**What you should do:**
Copy everything in the listing below word for word, apart from any images.

"""

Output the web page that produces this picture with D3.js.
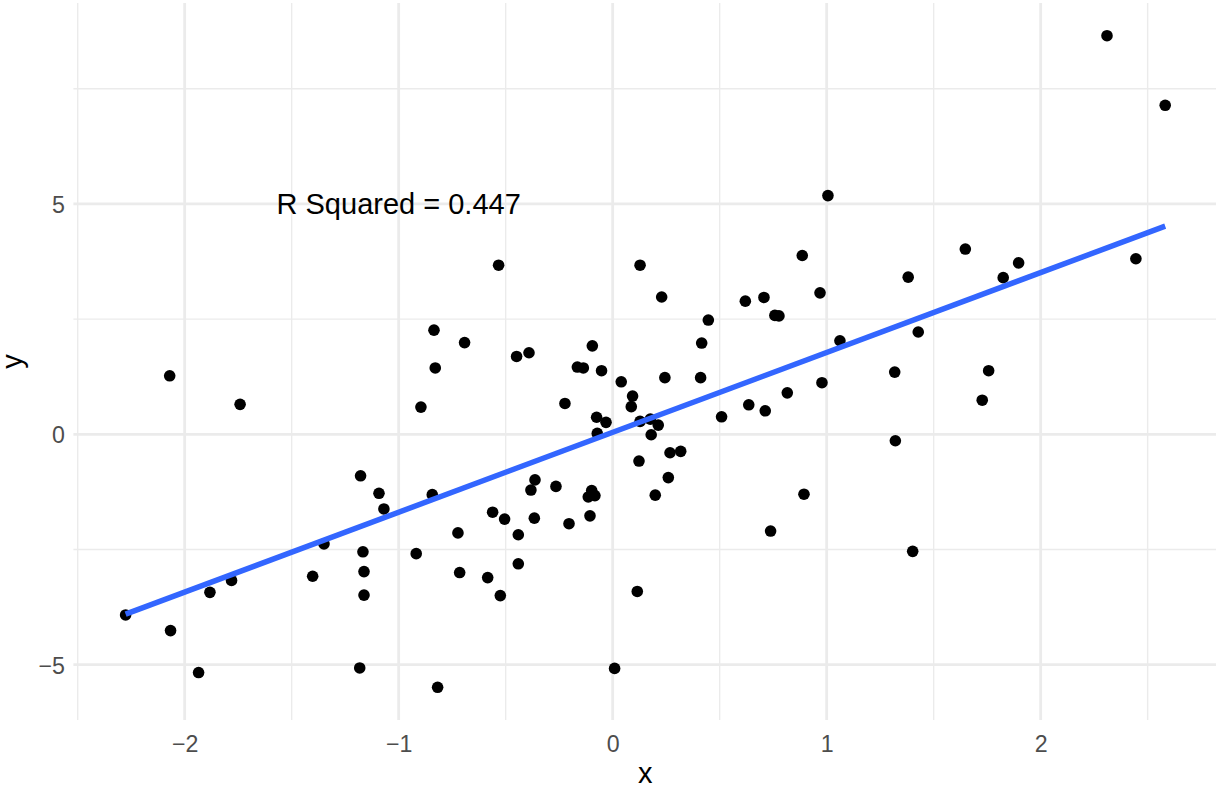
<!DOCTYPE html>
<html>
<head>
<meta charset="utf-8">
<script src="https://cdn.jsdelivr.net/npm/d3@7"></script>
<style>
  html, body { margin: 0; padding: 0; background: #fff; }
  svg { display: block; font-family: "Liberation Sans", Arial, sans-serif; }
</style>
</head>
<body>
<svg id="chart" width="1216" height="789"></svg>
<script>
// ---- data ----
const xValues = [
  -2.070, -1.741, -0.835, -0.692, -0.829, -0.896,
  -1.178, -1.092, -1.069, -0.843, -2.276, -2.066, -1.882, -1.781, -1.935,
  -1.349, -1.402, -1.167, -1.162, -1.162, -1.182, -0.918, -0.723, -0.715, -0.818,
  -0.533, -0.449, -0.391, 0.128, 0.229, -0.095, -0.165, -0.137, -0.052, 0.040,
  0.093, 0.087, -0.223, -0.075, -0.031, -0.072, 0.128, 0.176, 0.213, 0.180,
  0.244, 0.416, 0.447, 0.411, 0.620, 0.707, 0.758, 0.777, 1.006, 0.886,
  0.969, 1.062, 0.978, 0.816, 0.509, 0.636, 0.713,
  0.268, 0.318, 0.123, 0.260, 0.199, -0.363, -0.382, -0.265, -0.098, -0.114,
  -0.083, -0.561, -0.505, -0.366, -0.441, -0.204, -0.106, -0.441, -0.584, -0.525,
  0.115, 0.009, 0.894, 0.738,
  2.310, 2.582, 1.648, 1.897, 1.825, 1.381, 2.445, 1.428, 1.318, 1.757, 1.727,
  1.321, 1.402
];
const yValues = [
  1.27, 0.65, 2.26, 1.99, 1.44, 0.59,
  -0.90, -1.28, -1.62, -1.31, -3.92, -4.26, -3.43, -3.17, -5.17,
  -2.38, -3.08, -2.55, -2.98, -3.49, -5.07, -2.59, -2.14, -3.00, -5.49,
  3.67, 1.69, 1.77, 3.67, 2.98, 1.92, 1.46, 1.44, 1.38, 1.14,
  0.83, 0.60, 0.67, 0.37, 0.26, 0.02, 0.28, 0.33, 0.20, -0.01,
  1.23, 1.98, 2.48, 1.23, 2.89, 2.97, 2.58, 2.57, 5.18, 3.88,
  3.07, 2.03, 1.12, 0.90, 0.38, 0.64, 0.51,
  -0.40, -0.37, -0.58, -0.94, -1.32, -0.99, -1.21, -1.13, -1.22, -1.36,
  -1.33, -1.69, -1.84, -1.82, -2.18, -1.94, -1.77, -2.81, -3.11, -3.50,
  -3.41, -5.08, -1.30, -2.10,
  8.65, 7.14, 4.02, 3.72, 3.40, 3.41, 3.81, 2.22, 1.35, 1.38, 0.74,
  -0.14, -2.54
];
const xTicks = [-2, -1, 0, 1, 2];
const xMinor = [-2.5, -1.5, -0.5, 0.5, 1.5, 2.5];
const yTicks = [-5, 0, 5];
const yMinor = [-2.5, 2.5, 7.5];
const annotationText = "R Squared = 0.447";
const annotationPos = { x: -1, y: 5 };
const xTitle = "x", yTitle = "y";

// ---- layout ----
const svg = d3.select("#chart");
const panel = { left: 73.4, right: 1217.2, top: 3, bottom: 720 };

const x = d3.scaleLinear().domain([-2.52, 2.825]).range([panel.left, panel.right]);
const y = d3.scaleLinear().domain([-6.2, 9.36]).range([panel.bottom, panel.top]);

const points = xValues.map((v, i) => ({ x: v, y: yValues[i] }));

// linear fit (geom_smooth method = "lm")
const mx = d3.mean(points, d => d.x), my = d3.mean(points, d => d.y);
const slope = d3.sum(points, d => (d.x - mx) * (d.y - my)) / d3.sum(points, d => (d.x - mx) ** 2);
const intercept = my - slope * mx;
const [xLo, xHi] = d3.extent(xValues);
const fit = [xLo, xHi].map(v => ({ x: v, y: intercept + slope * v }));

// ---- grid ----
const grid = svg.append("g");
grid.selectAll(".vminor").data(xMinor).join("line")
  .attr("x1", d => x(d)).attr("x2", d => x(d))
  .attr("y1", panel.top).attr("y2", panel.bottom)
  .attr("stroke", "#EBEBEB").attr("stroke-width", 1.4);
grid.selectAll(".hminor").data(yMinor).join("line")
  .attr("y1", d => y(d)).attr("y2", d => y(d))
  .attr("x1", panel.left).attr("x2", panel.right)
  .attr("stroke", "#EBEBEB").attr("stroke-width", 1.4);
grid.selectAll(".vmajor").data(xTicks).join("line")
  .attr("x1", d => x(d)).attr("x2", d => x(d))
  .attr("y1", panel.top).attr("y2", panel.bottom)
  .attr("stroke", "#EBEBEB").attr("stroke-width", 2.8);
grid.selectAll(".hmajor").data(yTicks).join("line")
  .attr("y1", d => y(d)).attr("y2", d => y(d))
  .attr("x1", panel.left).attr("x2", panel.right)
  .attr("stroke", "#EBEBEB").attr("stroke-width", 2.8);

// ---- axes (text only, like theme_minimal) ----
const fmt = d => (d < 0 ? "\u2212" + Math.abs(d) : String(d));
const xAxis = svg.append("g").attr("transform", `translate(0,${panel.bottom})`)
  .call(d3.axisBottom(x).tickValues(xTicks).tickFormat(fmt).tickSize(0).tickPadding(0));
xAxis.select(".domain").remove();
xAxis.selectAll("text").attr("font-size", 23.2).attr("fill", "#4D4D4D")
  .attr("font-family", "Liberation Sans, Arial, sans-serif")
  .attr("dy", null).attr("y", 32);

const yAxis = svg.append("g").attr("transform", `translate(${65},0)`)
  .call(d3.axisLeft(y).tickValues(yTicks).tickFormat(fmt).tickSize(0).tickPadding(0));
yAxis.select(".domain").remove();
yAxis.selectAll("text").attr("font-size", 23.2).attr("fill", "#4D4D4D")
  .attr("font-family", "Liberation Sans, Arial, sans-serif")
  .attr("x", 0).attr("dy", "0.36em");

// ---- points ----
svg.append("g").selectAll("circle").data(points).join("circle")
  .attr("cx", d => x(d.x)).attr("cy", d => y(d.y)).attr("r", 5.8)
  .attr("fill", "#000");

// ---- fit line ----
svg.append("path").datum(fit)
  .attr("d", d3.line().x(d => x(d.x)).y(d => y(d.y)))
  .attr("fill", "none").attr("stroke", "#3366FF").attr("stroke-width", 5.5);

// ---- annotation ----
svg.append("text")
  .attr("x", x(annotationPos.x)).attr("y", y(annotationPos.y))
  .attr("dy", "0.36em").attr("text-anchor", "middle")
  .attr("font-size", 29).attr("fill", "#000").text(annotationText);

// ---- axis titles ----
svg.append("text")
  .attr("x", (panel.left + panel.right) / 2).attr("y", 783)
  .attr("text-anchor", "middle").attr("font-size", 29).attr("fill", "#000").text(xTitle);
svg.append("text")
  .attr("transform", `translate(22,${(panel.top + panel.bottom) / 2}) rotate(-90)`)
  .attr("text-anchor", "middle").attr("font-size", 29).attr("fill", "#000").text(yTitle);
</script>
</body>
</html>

"""

**Output for this task:**
Output the web page that produces this picture with D3.js.
<!DOCTYPE html>
<html>
<head>
<meta charset="utf-8">
<script src="https://cdn.jsdelivr.net/npm/d3@7"></script>
<style>
  html, body { margin: 0; padding: 0; background: #fff; }
  svg { display: block; font-family: "Liberation Sans", Arial, sans-serif; }
</style>
</head>
<body>
<svg id="chart" width="1216" height="789"></svg>
<script>
// ---- data ----
const xValues = [
  -2.070, -1.741, -0.835, -0.692, -0.829, -0.896,
  -1.178, -1.092, -1.069, -0.843, -2.276, -2.066, -1.882, -1.781, -1.935,
  -1.349, -1.402, -1.167, -1.162, -1.162, -1.182, -0.918, -0.723, -0.715, -0.818,
  -0.533, -0.449, -0.391, 0.128, 0.229, -0.095, -0.165, -0.137, -0.052, 0.040,
  0.093, 0.087, -0.223, -0.075, -0.031, -0.072, 0.128, 0.176, 0.213, 0.180,
  0.244, 0.416, 0.447, 0.411, 0.620, 0.707, 0.758, 0.777, 1.006, 0.886,
  0.969, 1.062, 0.978, 0.816, 0.509, 0.636, 0.713,
  0.268, 0.318, 0.123, 0.260, 0.199, -0.363, -0.382, -0.265, -0.098, -0.114,
  -0.083, -0.561, -0.505, -0.366, -0.441, -0.204, -0.106, -0.441, -0.584, -0.525,
  0.115, 0.009, 0.894, 0.738,
  2.310, 2.582, 1.648, 1.897, 1.825, 1.381, 2.445, 1.428, 1.318, 1.757, 1.727,
  1.321, 1.402
];
const yValues = [
  1.27, 0.65, 2.26, 1.99, 1.44, 0.59,
  -0.90, -1.28, -1.62, -1.31, -3.92, -4.26, -3.43, -3.17, -5.17,
  -2.38, -3.08, -2.55, -2.98, -3.49, -5.07, -2.59, -2.14, -3.00, -5.49,
  3.67, 1.69, 1.77, 3.67, 2.98, 1.92, 1.46, 1.44, 1.38, 1.14,
  0.83, 0.60, 0.67, 0.37, 0.26, 0.02, 0.28, 0.33, 0.20, -0.01,
  1.23, 1.98, 2.48, 1.23, 2.89, 2.97, 2.58, 2.57, 5.18, 3.88,
  3.07, 2.03, 1.12, 0.90, 0.38, 0.64, 0.51,
  -0.40, -0.37, -0.58, -0.94, -1.32, -0.99, -1.21, -1.13, -1.22, -1.36,
  -1.33, -1.69, -1.84, -1.82, -2.18, -1.94, -1.77, -2.81, -3.11, -3.50,
  -3.41, -5.08, -1.30, -2.10,
  8.65, 7.14, 4.02, 3.72, 3.40, 3.41, 3.81, 2.22, 1.35, 1.38, 0.74,
  -0.14, -2.54
];
const xTicks = [-2, -1, 0, 1, 2];
const xMinor = [-2.5, -1.5, -0.5, 0.5, 1.5, 2.5];
const yTicks = [-5, 0, 5];
const yMinor = [-2.5, 2.5, 7.5];
const annotationText = "R Squared = 0.447";
const annotationPos = { x: -1, y: 5 };
const xTitle = "x", yTitle = "y";

// ---- layout ----
const svg = d3.select("#chart");
const panel = { left: 73.4, right: 1217.2, top: 3, bottom: 720 };

const x = d3.scaleLinear().domain([-2.52, 2.825]).range([panel.left, panel.right]);
const y = d3.scaleLinear().domain([-6.2, 9.36]).range([panel.bottom, panel.top]);

const points = xValues.map((v, i) => ({ x: v, y: yValues[i] }));

// linear fit (geom_smooth method = "lm")
const mx = d3.mean(points, d => d.x), my = d3.mean(points, d => d.y);
const slope = d3.sum(points, d => (d.x - mx) * (d.y - my)) / d3.sum(points, d => (d.x - mx) ** 2);
const intercept = my - slope * mx;
const [xLo, xHi] = d3.extent(xValues);
const fit = [xLo, xHi].map(v => ({ x: v, y: intercept + slope * v }));

// ---- grid ----
const grid = svg.append("g");
grid.selectAll(".vminor").data(xMinor).join("line")
  .attr("x1", d => x(d)).attr("x2", d => x(d))
  .attr("y1", panel.top).attr("y2", panel.bottom)
  .attr("stroke", "#EBEBEB").attr("stroke-width", 1.4);
grid.selectAll(".hminor").data(yMinor).join("line")
  .attr("y1", d => y(d)).attr("y2", d => y(d))
  .attr("x1", panel.left).attr("x2", panel.right)
  .attr("stroke", "#EBEBEB").attr("stroke-width", 1.4);
grid.selectAll(".vmajor").data(xTicks).join("line")
  .attr("x1", d => x(d)).attr("x2", d => x(d))
  .attr("y1", panel.top).attr("y2", panel.bottom)
  .attr("stroke", "#EBEBEB").attr("stroke-width", 2.8);
grid.selectAll(".hmajor").data(yTicks).join("line")
  .attr("y1", d => y(d)).attr("y2", d => y(d))
  .attr("x1", panel.left).attr("x2", panel.right)
  .attr("stroke", "#EBEBEB").attr("stroke-width", 2.8);

// ---- axes (text only, like theme_minimal) ----
const fmt = d => (d < 0 ? "\u2212" + Math.abs(d) : String(d));
const xAxis = svg.append("g").attr("transform", `translate(0,${panel.bottom})`)
  .call(d3.axisBottom(x).tickValues(xTicks).tickFormat(fmt).tickSize(0).tickPadding(0));
xAxis.select(".domain").remove();
xAxis.selectAll("text").attr("font-size", 23.2).attr("fill", "#4D4D4D")
  .attr("font-family", "Liberation Sans, Arial, sans-serif")
  .attr("dy", null).attr("y", 32);

const yAxis = svg.append("g").attr("transform", `translate(${65},0)`)
  .call(d3.axisLeft(y).tickValues(yTicks).tickFormat(fmt).tickSize(0).tickPadding(0));
yAxis.select(".domain").remove();
yAxis.selectAll("text").attr("font-size", 23.2).attr("fill", "#4D4D4D")
  .attr("font-family", "Liberation Sans, Arial, sans-serif")
  .attr("x", 0).attr("dy", "0.36em");

// ---- points ----
svg.append("g").selectAll("circle").data(points).join("circle")
  .attr("cx", d => x(d.x)).attr("cy", d => y(d.y)).attr("r", 5.8)
  .attr("fill", "#000");

// ---- fit line ----
svg.append("path").datum(fit)
  .attr("d", d3.line().x(d => x(d.x)).y(d => y(d.y)))
  .attr("fill", "none").attr("stroke", "#3366FF").attr("stroke-width", 5.5);

// ---- annotation ----
svg.append("text")
  .attr("x", x(annotationPos.x)).attr("y", y(annotationPos.y))
  .attr("dy", "0.36em").attr("text-anchor", "middle")
  .attr("font-size", 29).attr("fill", "#000").text(annotationText);

// ---- axis titles ----
svg.append("text")
  .attr("x", (panel.left + panel.right) / 2).attr("y", 783)
  .attr("text-anchor", "middle").attr("font-size", 29).attr("fill", "#000").text(xTitle);
svg.append("text")
  .attr("transform", `translate(22,${(panel.top + panel.bottom) / 2}) rotate(-90)`)
  .attr("text-anchor", "middle").attr("font-size", 29).attr("fill", "#000").text(yTitle);
</script>
</body>
</html>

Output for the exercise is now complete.